The case in favour of a very late date for Tyrtaeus is even more tenuous. In speaking of the conquest of Messenia, Tyrtaeus used the first person plural on one occasion ('We captured Messenia thanks to our king Theopompus ...', F 5.1-2 West), and the third person plural on another ('The fathers of our fathers fought over it for nineteen years ...', F 5.4-8 West). From this, Luther infers 'on stylistic grounds' that the poet refers to two different Messenian Wars before his own time (66). The conquest by Theopompus is then dated to c. 600 BC (69-71), and the war of the 'fathers of our fathers' identified with the Messenian revolt of 464 BC (73-77), which puts Tyrtaeus himself two generations later, near the end of the Peloponnesian War, when the Spartans were also worried about Messenian raids and defections (78-79).
The 'stylistic' argument surely has no force at all, but one might concede that it is possible in principle that the two fragments referred to different wars. Unfortunately for this theory, Strabo tells us that the war of 'the fathers of our fathers' was according to Tyrtaeus the first conquest of Messenia (8.4.10; cf. 6.3.3) and thus to be identified with the conquest by Theopompus. Perhaps one could blame this on a misunderstanding, but the issue is not addressed. Strabo also reported (ibid.) that Tyrtaeus mentioned an alliance between Messenians and Argives, Arcadians and Pisatans in his own day, details impossible to reconcile with the Decelean War-scenario and apparently forgotten although they had earlier been noted (67 n. 220).
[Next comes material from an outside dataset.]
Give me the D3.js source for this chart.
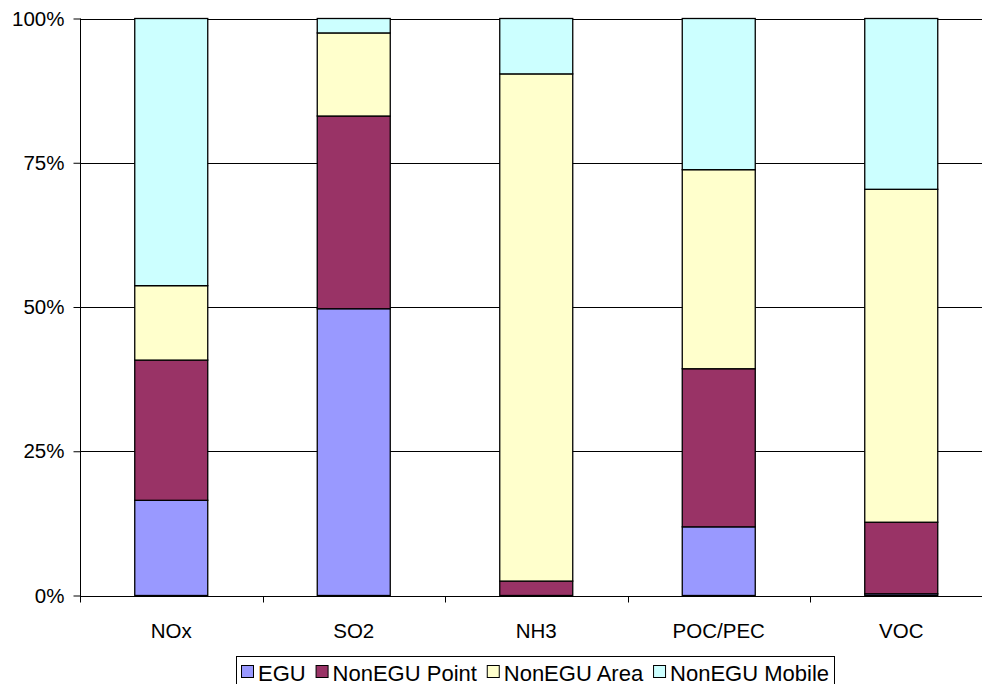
<!DOCTYPE html>
<html><head><meta charset="utf-8">
<script src="https://cdn.jsdelivr.net/npm/d3@7"></script>
<style>body{margin:0;background:#fff}svg{display:block;font-family:"Liberation Sans",Arial,sans-serif}</style>
</head><body>
<svg id="c" width="982" height="684"></svg>
<script>
const categories = ["NOx", "SO2", "NH3", "POC/PEC", "VOC"];
const seriesNames = ["EGU", "NonEGU Point", "NonEGU Area", "NonEGU Mobile"];
const seriesColors = ["#9999FF", "#993366", "#FFFFCC", "#CCFFFF"];
// percentage shares per category (EGU, NonEGU Point, NonEGU Area, NonEGU Mobile)
const egu    = [16.5, 49.7, 0.0, 11.9, 0.3];
const point  = [24.3, 33.4, 2.5, 27.4, 12.4];
const area   = [12.9, 14.4, 87.9, 34.5, 57.7];
const mobile = [46.3, 2.5, 9.6, 26.2, 29.6];
const yTicks = [0, 25, 50, 75, 100];
const yTickLabels = ["0%", "25%", "50%", "75%", "100%"];

(function () {
const svg = d3.select("#c");
const mLeft = 80, mRight = 992.5, mTop = 18.5, mBottom = 595.5;
const x = d3.scaleBand().domain(categories).range([mLeft, mRight]).padding(0);
const y = d3.scaleLinear().domain([0, 100]).range([mBottom, mTop]);
const barW = x.bandwidth() * 0.4;

const rows = categories.map((c, i) => ({cat: c, "EGU": egu[i], "NonEGU Point": point[i], "NonEGU Area": area[i], "NonEGU Mobile": mobile[i]}));
const stack = d3.stack().keys(seriesNames).offset(d3.stackOffsetExpand)(rows);

// gridlines
svg.append("g").selectAll("line").data(yTicks.slice(1)).join("line")
  .attr("x1", mLeft).attr("x2", 982)
  .attr("y1", d => Math.round(y(d)) + 0.5).attr("y2", d => Math.round(y(d)) + 0.5)
  .attr("stroke", "#000").attr("stroke-width", 1);

// bars
stack.forEach((s, si) => {
  svg.append("g").selectAll("rect").data(s).join("rect")
    .attr("x", d => x(d.data.cat) + x.bandwidth() / 2 - barW / 2)
    .attr("width", barW)
    .attr("y", d => y(d[1] * 100))
    .attr("height", d => Math.max(0, y(d[0] * 100) - y(d[1] * 100)))
    .attr("fill", seriesColors[si])
    .attr("stroke", "#000").attr("stroke-width", 1.3);
});

// y axis
const yAxis = svg.append("g").attr("transform", `translate(${mLeft + 0.5},0)`)
  .call(d3.axisLeft(y).tickValues(yTicks).tickFormat((d, i) => yTickLabels[i]).tickSize(7).tickPadding(9));
yAxis.select(".domain").attr("d", `M0,${mTop}V${mBottom + 7}`).attr("stroke", "#000");
yAxis.selectAll("text").attr("font-size", 20.5).attr("font-family", "Liberation Sans, Arial, sans-serif").attr("fill", "#000");
yAxis.selectAll(".tick line").attr("stroke", "#000");

// x axis
const xa = svg.append("g").attr("transform", `translate(0,${Math.round(mBottom) + 0.5})`);
xa.append("line").attr("x1", mLeft).attr("x2", 982).attr("stroke", "#000");
xa.selectAll("line.t").data(categories.slice(1)).join("line").attr("class", "t")
  .attr("x1", d => Math.round(x(d)) + 0.5).attr("x2", d => Math.round(x(d)) + 0.5)
  .attr("y1", 0).attr("y2", 6).attr("stroke", "#000");
xa.selectAll("text").data(categories).join("text")
  .attr("x", d => x(d) + x.bandwidth() / 2).attr("y", 41)
  .attr("text-anchor", "middle").attr("font-size", 20.5).text(d => d);

// legend
const lg = svg.append("g");
const boxX = 236, boxW = 598;
lg.append("rect").attr("x", boxX + 0.5).attr("y", 656.5).attr("width", boxW).attr("height", 40)
  .attr("fill", "#fff").attr("stroke", "#000");
const items = seriesNames.map((n, i) => {
  const g = lg.append("g");
  g.append("rect").attr("x", 0.5).attr("y", 665.5).attr("width", 12).attr("height", 12)
    .attr("fill", seriesColors[i]).attr("stroke", "#000");
  const t = g.append("text").attr("x", 17).attr("y", 681).attr("font-size", 22).text(n);
  return {g, w: 17 + t.node().getComputedTextLength()};
});
const total = d3.sum(items, d => d.w);
const gap = (boxW - 10 - total) / (items.length - 1);
let cx = boxX + 5;
items.forEach(it => { it.g.attr("transform", `translate(${cx},0)`); cx += it.w + gap; });
})();
</script>
</body></html>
The discrepancy between the 20 years of ancestral war in Tyrtaeus and the 10 years for the Messenian revolt in Thucydides is casually dismissed ('only rough indications of time', 77). The chronological complications of downdating Theopompus by about a century remain unresolved, and the big question of how Tyrtaeus came to be regarded as a seventh-century poet, if he was in fact a contemporary of Thucydides, Aristophanes and Euripides remains unanswered.
So far as I can see, Luther's main arguments about the lack of evidence for significant changes in the power of kings, elders and ephors can stand on their own, and it would be a pity if they were to be overshadowed by his more eye-catching subsidiary theories about the Rhetra and Tyrtaeus. He is perhaps rather too keen to press his case that there is no evidence for change - certainly on the last page where he gratuitously suggests that the ephorate may even have been part of a pre-state 'common heritage' of the Dorians (140) - but his work is an important corrective to the school of thought which assumes that an institution or procedure must have been introduced shortly before it is first attested. In view of the parlous state of the evidence for early Sparta, Luther is right to insist that some things may have gone unrecorded for decades, generations and centuries after they had come into existence.